>> BEGIN Records shown
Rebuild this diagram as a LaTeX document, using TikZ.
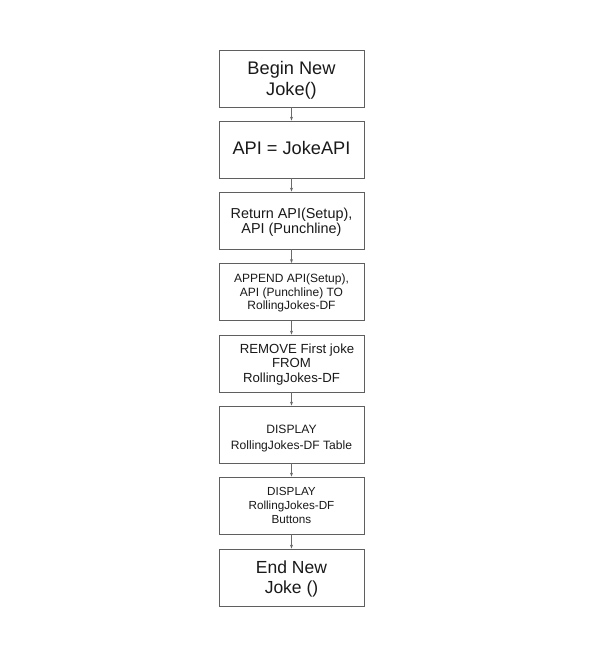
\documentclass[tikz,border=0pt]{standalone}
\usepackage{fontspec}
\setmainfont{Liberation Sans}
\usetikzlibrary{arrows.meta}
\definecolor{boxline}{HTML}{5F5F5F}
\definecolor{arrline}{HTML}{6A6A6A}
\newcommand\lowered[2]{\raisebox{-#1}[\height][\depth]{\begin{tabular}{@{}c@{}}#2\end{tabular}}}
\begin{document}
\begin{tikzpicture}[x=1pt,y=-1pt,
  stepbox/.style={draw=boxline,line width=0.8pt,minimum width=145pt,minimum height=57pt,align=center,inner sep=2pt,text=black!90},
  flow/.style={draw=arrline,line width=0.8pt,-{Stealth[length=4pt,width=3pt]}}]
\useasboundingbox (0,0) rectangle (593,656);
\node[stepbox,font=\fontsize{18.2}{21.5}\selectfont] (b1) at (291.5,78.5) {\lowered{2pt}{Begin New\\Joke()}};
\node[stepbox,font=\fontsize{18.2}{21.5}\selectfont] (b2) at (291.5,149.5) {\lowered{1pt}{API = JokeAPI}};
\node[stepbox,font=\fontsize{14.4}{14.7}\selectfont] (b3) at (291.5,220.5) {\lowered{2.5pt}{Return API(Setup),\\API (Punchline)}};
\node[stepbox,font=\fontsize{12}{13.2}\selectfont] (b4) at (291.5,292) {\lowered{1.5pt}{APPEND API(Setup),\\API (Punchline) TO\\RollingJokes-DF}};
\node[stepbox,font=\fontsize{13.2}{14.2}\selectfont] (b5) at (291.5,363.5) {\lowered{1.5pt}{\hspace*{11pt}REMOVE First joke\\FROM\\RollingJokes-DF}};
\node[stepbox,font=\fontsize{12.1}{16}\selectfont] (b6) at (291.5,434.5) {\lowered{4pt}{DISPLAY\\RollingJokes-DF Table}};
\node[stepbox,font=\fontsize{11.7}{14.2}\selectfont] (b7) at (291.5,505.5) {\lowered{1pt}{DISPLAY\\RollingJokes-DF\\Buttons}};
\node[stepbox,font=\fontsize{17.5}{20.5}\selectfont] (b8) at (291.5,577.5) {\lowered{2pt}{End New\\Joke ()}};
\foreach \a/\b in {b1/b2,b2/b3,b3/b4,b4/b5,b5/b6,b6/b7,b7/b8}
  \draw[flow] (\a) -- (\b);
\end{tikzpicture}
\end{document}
>> END Records shown
>> BEGIN Records shown
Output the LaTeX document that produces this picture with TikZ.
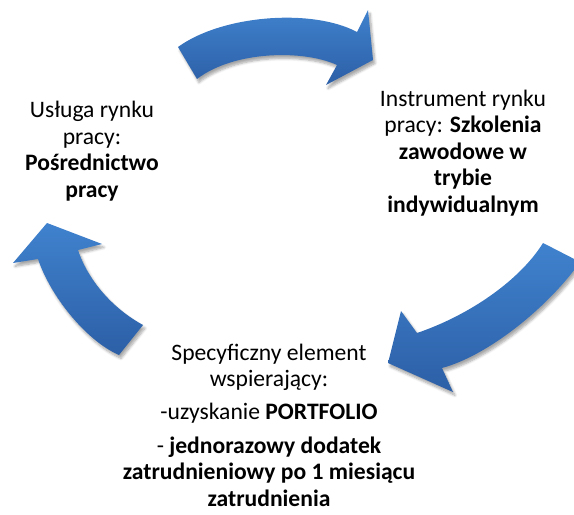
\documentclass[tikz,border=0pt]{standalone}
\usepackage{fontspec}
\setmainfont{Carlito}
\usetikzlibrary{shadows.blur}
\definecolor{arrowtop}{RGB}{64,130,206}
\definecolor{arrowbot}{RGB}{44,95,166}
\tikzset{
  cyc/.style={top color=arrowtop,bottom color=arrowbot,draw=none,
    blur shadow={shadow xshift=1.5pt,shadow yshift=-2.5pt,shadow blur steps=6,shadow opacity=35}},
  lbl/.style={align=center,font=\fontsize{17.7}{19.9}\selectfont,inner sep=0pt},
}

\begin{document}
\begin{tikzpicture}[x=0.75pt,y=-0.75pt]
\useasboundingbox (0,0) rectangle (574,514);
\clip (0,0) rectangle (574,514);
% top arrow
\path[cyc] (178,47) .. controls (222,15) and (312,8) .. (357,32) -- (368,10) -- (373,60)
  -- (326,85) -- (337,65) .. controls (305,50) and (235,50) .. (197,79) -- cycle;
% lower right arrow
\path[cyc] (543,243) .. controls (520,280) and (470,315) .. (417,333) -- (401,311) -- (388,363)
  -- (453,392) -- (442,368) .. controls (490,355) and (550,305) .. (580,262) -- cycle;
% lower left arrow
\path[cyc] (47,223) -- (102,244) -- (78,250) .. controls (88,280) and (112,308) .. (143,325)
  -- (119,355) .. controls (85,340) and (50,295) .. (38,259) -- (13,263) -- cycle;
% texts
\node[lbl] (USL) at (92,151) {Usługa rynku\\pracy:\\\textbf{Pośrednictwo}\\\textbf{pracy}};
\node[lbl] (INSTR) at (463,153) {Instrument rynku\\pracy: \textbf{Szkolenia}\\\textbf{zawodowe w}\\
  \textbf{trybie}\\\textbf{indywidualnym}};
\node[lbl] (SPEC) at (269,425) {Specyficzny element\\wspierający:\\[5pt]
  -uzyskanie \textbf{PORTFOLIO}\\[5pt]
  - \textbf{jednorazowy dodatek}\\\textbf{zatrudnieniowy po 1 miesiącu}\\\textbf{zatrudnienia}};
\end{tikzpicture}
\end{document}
>> END Records shown
* _Written problem_:
Identify all lines where the word "LaTeX" shows up. Copy them.

* _Answer_:
Rebuild this diagram as a LaTeX document, using TikZ.
Output the LaTeX document that produces this picture with TikZ.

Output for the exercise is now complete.